Going forward, employers and HR professionals should be aware that courts "might look at the reporting requirements set up by Faragher-Ellerth contextually," says Richard Moberly, professor of law at the University of Nebraska College of Law in Lincoln, Neb.

"It may not be enough to simply have a reporting process," he says. "Courts may require that companies make the process accessible to every employee, or at least the average employee. Companies should take a look at their employee population and make sure that employees have a realistic opportunity to voice complaints."

But the main issue in this case wasn't so much the lack of a Spanish-language policy, says Maria Danaher, a Pittsburgh-based attorney with national labor and employment law firm Ogletree, Deakins, Nash, Smoak & Stewart.

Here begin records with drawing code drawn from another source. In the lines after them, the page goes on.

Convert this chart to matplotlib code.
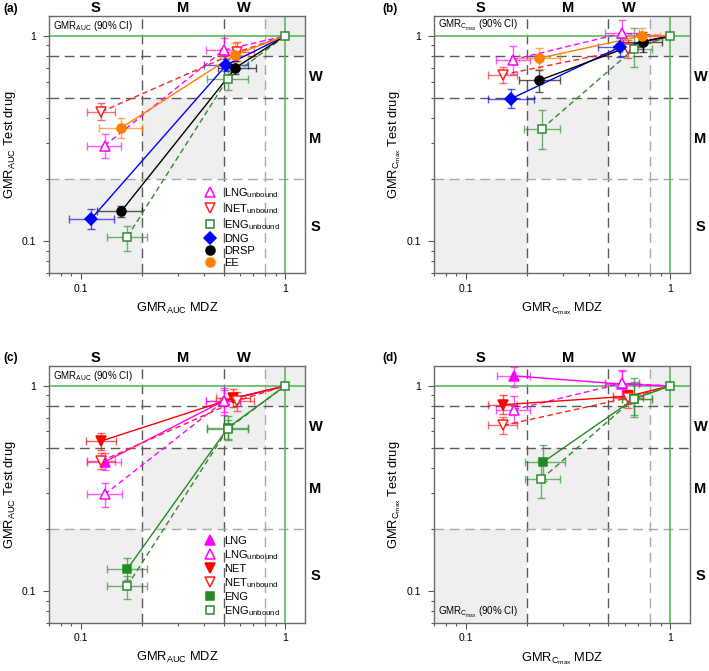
import matplotlib
matplotlib.use("Agg")
import matplotlib.pyplot as plt
from matplotlib.ticker import FixedLocator, NullFormatter, LogLocator

plt.rcParams['font.family'] = ['Liberation Sans', 'DejaVu Sans']
plt.rcParams['mathtext.fontset'] = 'custom'
plt.rcParams['mathtext.rm'] = 'Liberation Sans'
plt.rcParams['mathtext.it'] = 'Liberation Sans:italic'
plt.rcParams['mathtext.bf'] = 'Liberation Sans:bold'
plt.rcParams['mathtext.default'] = 'regular'

# cada ponto: (x, x_lo, x_hi, y, y_lo, y_hi)  -- GMR com IC 90%
# painel (a): AUC
a_lng_unb = [(0.131, 0.108, 0.157, 0.292, 0.255, 0.333), (0.50, 0.412, 0.603, 0.853, 0.725, 0.98)]
a_net_unb = [(0.126, 0.108, 0.148, 0.427, 0.39, 0.47), (0.58, 0.479, 0.701, 0.833, 0.755, 0.935)]
a_eng_unb = [(0.169, 0.134, 0.212, 0.105, 0.090, 0.119), (0.525, 0.415, 0.659, 0.62, 0.543, 0.686)]
a_dng = [(0.113, 0.088, 0.145, 0.129, 0.115, 0.143), (0.515, 0.40, 0.66, 0.72, 0.675, 0.775)]
a_drsp = [(0.158, 0.12, 0.20, 0.14, 0.131, 0.149), (0.572, 0.47, 0.725, 0.70, 0.65, 0.755)]
a_ee = [(0.158, 0.123, 0.20, 0.357, 0.318, 0.398), (0.567, 0.479, 0.658, 0.81, 0.727, 0.928)]

# painel (b): Cmax
b_lng_unb = [(0.170, 0.141, 0.207, 0.766, 0.655, 0.89), (0.58, 0.48, 0.708, 1.03, 0.88, 1.2)]
b_net_unb = [(0.152, 0.129, 0.178, 0.648, 0.59, 0.71), (0.621, 0.529, 0.741, 0.86, 0.781, 0.952)]
b_eng_unb = [(0.236, 0.194, 0.288, 0.353, 0.282, 0.438), (0.667, 0.58, 0.82, 0.867, 0.706, 1.09)]
b_dng = [(0.167, 0.128, 0.217, 0.495, 0.445, 0.55), (0.57, 0.442, 0.741, 0.884, 0.79, 0.978)]
b_drsp = [(0.229, 0.183, 0.288, 0.608, 0.533, 0.685), (0.735, 0.592, 0.91, 0.94, 0.836, 1.046)]
b_ee = [(0.229, 0.183, 0.288, 0.78, 0.693, 0.874), (0.727, 0.592, 0.894, 1.0, 0.917, 1.09)]

# painel (c): AUC, total vs unbound
c_lng = [(0.131, 0.108, 0.157, 0.426, 0.39, 0.47), (0.50, 0.412, 0.603, 0.845, 0.75, 0.95)]
c_lng_unb = [(0.131, 0.108, 0.160, 0.296, 0.257, 0.335), (0.50, 0.412, 0.603, 0.84, 0.725, 0.98)]
c_net = [(0.126, 0.106, 0.149, 0.539, 0.487, 0.592), (0.556, 0.461, 0.676, 0.87, 0.793, 0.963)]
c_net_unb = [(0.126, 0.108, 0.148, 0.43, 0.395, 0.47), (0.58, 0.479, 0.701, 0.845, 0.755, 0.935)]
c_eng = [(0.169, 0.134, 0.212, 0.128, 0.114, 0.145), (0.526, 0.415, 0.659, 0.626, 0.55, 0.714)]
c_eng_unb = [(0.169, 0.134, 0.212, 0.106, 0.092, 0.119), (0.526, 0.415, 0.659, 0.62, 0.543, 0.686)]

# painel (d): Cmax, total vs unbound
d_lng = [(0.172, 0.142, 0.207, 1.12, 0.99, 1.24), (0.58, 0.48, 0.708, 1.02, 0.88, 1.18)]
d_lng_unb = [(0.172, 0.141, 0.207, 0.766, 0.66, 0.89), (0.58, 0.48, 0.708, 1.03, 0.88, 1.2)]
d_net = [(0.153, 0.129, 0.178, 0.81, 0.73, 0.907), (0.621, 0.529, 0.741, 0.89, 0.82, 0.952)]
d_net_unb = [(0.153, 0.129, 0.178, 0.642, 0.585, 0.705), (0.621, 0.529, 0.741, 0.874, 0.78, 0.95)]
d_eng = [(0.239, 0.195, 0.305, 0.425, 0.345, 0.513), (0.67, 0.58, 0.82, 0.867, 0.72, 1.04)]
d_eng_unb = [(0.235, 0.195, 0.29, 0.352, 0.283, 0.435), (0.667, 0.58, 0.82, 0.867, 0.706, 1.09)]

# limites das categorias de interação (S, M, W)
limites = [0.2, 0.5, 0.8]
rotulos_cat = ['S', 'M', 'W']
pos_cat = [0.118, 0.316, 0.632]

# estilos: (cor, marcador, preenchido, tracejado)
estilos = {
    'LNG': ('#ff00ff', '^', True, False),
    'LNGu': ('#ff00ff', '^', False, True),
    'NET': ('#ff0000', 'v', True, False),
    'NETu': ('#ff2020', 'v', False, True),
    'ENG': ('#228b22', 's', True, False),
    'ENGu': ('#2e8b2e', 's', False, True),
    'DNG': ('#0000ff', 'D', True, False),
    'DRSP': ('#000000', 'o', True, False),
    'EE': ('#ff7f00', 'o', True, False),
}
tamanhos = {'^': 7, 'v': 7, 's': 5.5, 'D': 6, 'o': 6.5}
nomes = {
    'LNG': 'LNG', 'LNGu': 'LNG$_{unbound}$', 'NET': 'NET', 'NETu': 'NET$_{unbound}$',
    'ENG': 'ENG', 'ENGu': 'ENG$_{unbound}$', 'DNG': 'DNG', 'DRSP': 'DRSP', 'EE': 'EE',
}

VERDE = '#5cb85c'
CINZA_ESC = '#5a5a5a'
CINZA_CLA = '#a8a8a8'
FUNDO = '#efefef'
LIM = (0.07, 1.25)
W_PX, H_PX = 709, 671


def desenhar_painel(ax, series, letra, pos_letra, metrica, legenda=True, nota_embaixo=False):
    ax.set_xscale('log')
    ax.set_yscale('log')
    ax.set_xlim(*LIM)
    ax.set_ylim(*LIM)

    # blocos cinza na diagonal
    cantos = [LIM[0]] + limites + [LIM[1]]
    for i in range(len(cantos) - 1):
        ax.fill_between([cantos[i], cantos[i + 1]], cantos[i], cantos[i + 1],
                        color=FUNDO, lw=0, zorder=0)

    # linhas tracejadas das categorias
    for v, cor in zip(limites, [CINZA_ESC, CINZA_ESC, CINZA_CLA]):
        ax.axvline(v, color=cor, lw=1.0, dashes=(7, 4), zorder=1)
    for v, cor in zip(limites, [CINZA_CLA, CINZA_ESC, CINZA_ESC]):
        ax.axhline(v, color=cor, lw=1.0, dashes=(7, 4), zorder=1)
    ax.axvline(1, color=VERDE, lw=1.2, zorder=1)
    ax.axhline(1, color=VERDE, lw=1.2, zorder=1)

    handles = []
    for chave, pontos in series:
        cor, mk, cheio, tracejado = estilos[chave]
        xs = [p[0] for p in pontos] + [1.0]
        ys = [p[3] for p in pontos] + [1.0]
        xerr = [[p[0] - p[1] for p in pontos], [p[2] - p[0] for p in pontos]]
        yerr = [[p[3] - p[4] for p in pontos], [p[5] - p[3] for p in pontos]]
        ax.errorbar(xs[:-1], ys[:-1], xerr=xerr, yerr=yerr, fmt='none',
                    ecolor=cor, elinewidth=1.0, capsize=3, capthick=1.0,
                    alpha=0.65, zorder=2)
        kw = dict(dashes=(4, 2.5)) if tracejado else dict(ls='-')
        ax.plot(xs, ys, color=cor, lw=1.0, zorder=3, **kw)
        h, = ax.plot(xs[:-1], ys[:-1], ls='none', marker=mk, ms=tamanhos[mk],
                     mfc=cor if cheio else 'white', mec=cor, mew=1.1, zorder=4)
        handles.append((h, nomes[chave]))

    # ponto de referência (1, 1)
    ax.plot([1], [1], ls='none', marker='s', ms=5.5, mfc='white',
            mec='#2e8b2e', mew=1.1, zorder=5)

    # eixos
    ax.xaxis.set_major_locator(FixedLocator([0.1, 1]))
    ax.yaxis.set_major_locator(FixedLocator([0.1, 1]))
    ax.set_xticklabels(['0.1', '1'])
    ax.set_yticklabels(['0.1', '1'])
    for eixo in (ax.xaxis, ax.yaxis):
        eixo.set_minor_locator(LogLocator(base=10, subs=range(2, 10)))
        eixo.set_minor_formatter(NullFormatter())
    ax.tick_params(which='major', length=4, width=0.8, color='#555555',
                   labelsize=7.5)
    ax.tick_params(axis='x', which='major', pad=3.5)
    ax.tick_params(axis='y', which='major', pad=5)
    ax.tick_params(which='minor', length=2.5, width=0.8, color='#555555')
    for sp in ax.spines.values():
        sp.set_color('#6a6a6a')
        sp.set_linewidth(1.0)

    sub = '_{AUC}' if metrica == 'AUC' else '_{C_{max}}'
    ax.set_xlabel('GMR$' + sub + '$ MDZ', fontsize=9.3, labelpad=5)
    ax.set_ylabel('GMR$' + sub + '$ Test drug', fontsize=9.3, labelpad=3)

    # rótulos de categoria
    tx = ax.get_xaxis_transform()
    ty = ax.get_yaxis_transform()
    for r, p in zip(rotulos_cat, pos_cat):
        ax.text(p, 1.016, r, transform=tx, ha='center', va='baseline',
                fontsize=10.5, fontweight='bold')
        ax.text(1.042, p, r, transform=ty, ha='center', va='center',
                fontsize=10.5, fontweight='bold')

    nota = 'GMR$' + sub + '$ (90% CI)'
    if nota_embaixo:
        ax.text(0.015, 0.04, nota, transform=ax.transAxes, ha='left',
                va='center', fontsize=7)
    else:
        ax.text(0.015, 0.963, nota, transform=ax.transAxes, ha='left',
                va='center', fontsize=7)

    if legenda:
        ax.legend([h for h, _ in handles], [n for _, n in handles],
                  loc='lower left', bbox_to_anchor=(0.585, -0.005),
                  frameon=False, fontsize=8, handlelength=0.9,
                  handletextpad=0.8, labelspacing=0.18, borderaxespad=0.2)

    ax.figure.text(pos_letra[0] / W_PX, 1 - pos_letra[1] / H_PX,
                   '(' + letra + ')', fontsize=8.5, fontweight='bold',
                   ha='left', va='top')


fig = plt.figure(figsize=(7.09, 6.71), dpi=100)
larg, alt = 0.361, 0.383
ax_a = fig.add_axes([0.069, 0.593, larg, alt])
ax_b = fig.add_axes([0.612, 0.593, larg, alt])
ax_c = fig.add_axes([0.069, 0.0715, larg, alt])
ax_d = fig.add_axes([0.612, 0.0715, larg, alt])

desenhar_painel(ax_a, [('LNGu', a_lng_unb), ('NETu', a_net_unb), ('ENGu', a_eng_unb),
                       ('DNG', a_dng), ('DRSP', a_drsp), ('EE', a_ee)],
                'a', (3, 3), 'AUC')
desenhar_painel(ax_b, [('LNGu', b_lng_unb), ('NETu', b_net_unb), ('ENGu', b_eng_unb),
                       ('DNG', b_dng), ('DRSP', b_drsp), ('EE', b_ee)],
                'b', (382, 3), 'Cmax', legenda=False)
desenhar_painel(ax_c, [('LNG', c_lng), ('LNGu', c_lng_unb), ('NET', c_net),
                       ('NETu', c_net_unb), ('ENG', c_eng), ('ENGu', c_eng_unb)],
                'c', (3, 352), 'AUC')
desenhar_painel(ax_d, [('LNG', d_lng), ('LNGu', d_lng_unb), ('NET', d_net),
                       ('NETu', d_net_unb), ('ENG', d_eng), ('ENGu', d_eng_unb)],
                'd', (382, 352), 'Cmax', legenda=False, nota_embaixo=True)

fig.savefig('out.png', dpi=100)
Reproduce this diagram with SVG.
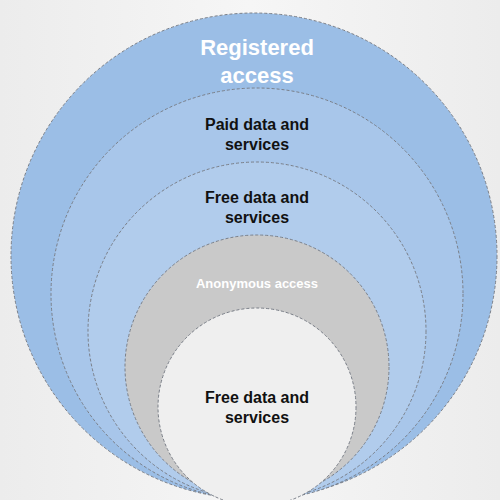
<svg xmlns="http://www.w3.org/2000/svg" width="500" height="500" viewBox="0 0 500 500">
  <style>
    .ring { stroke: #7a7f88; stroke-width: 1; stroke-dasharray: 3 2; }
    .lbl { font-family: "Liberation Sans", Arial, sans-serif; font-weight: bold; text-anchor: middle; }
    .dark { fill: #111111; font-size: 16px; }
    .light { fill: #ffffff; }
  </style>
  <defs>
    <linearGradient id="bg" x1="0" y1="0" x2="1" y2="0">
      <stop offset="0" stop-color="#ececec"/>
      <stop offset="0.5" stop-color="#f6f6f6"/>
      <stop offset="1" stop-color="#ececec"/>
    </linearGradient>
  </defs>
  <rect width="500" height="500" fill="url(#bg)"/>
  <g id="registered">
    <circle class="ring" cx="254" cy="256" r="243" fill="#9bbee6"/>
    <text class="lbl light" x="257" y="55" font-size="22">Registered</text>
    <text class="lbl light" x="257" y="83" font-size="22">access</text>
  </g>
  <g id="paid">
    <circle class="ring" cx="257" cy="294" r="206" fill="#a8c6ea"/>
    <text class="lbl dark" x="257" y="130">Paid data and</text>
    <text class="lbl dark" x="257" y="150">services</text>
  </g>
  <g id="free-registered">
    <circle class="ring" cx="257" cy="331" r="169" fill="#b1ccec"/>
    <text class="lbl dark" x="257" y="203">Free data and</text>
    <text class="lbl dark" x="257" y="223">services</text>
  </g>
  <g id="anonymous">
    <circle class="ring" cx="257" cy="367" r="132" fill="#c9c9c9"/>
    <text class="lbl light" x="257" y="288" font-size="13">Anonymous access</text>
  </g>
  <g id="free-anonymous">
    <circle class="ring" cx="257" cy="407" r="99" fill="#efefef"/>
    <text class="lbl dark" x="257" y="403">Free data and</text>
    <text class="lbl dark" x="257" y="423">services</text>
  </g>
  <g id="connectors"/>
</svg>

"In this case, the court pointed out that there was no anti-retaliation language in the organization's policy," she says. "There was nothing to let these women understand they wouldn't be retaliated against if they came forward with these claims.

"When the supervisor explained and interpreted the policy," she continues, "there was nothing [in terms of anti-retaliation language] to explain. So, the inference I think the court relied on is that employees didn't want to report their claims because they feared their supervisor would retaliate."

Proper dissemination of the policy is important, "but, first of all, the policy has to have all the elements. In this case, the company can argue at trial that they did what they needed to do in terms of dissemination," she continues.

"They put the policy out there, and made sure individuals knew it was out there and what it contained. They probably could've gone further and had a written policy in Spanish. That may have been the step that [would have] saved them in this case, to some extent. But they still would've likely been tripped up by not having a complete policy."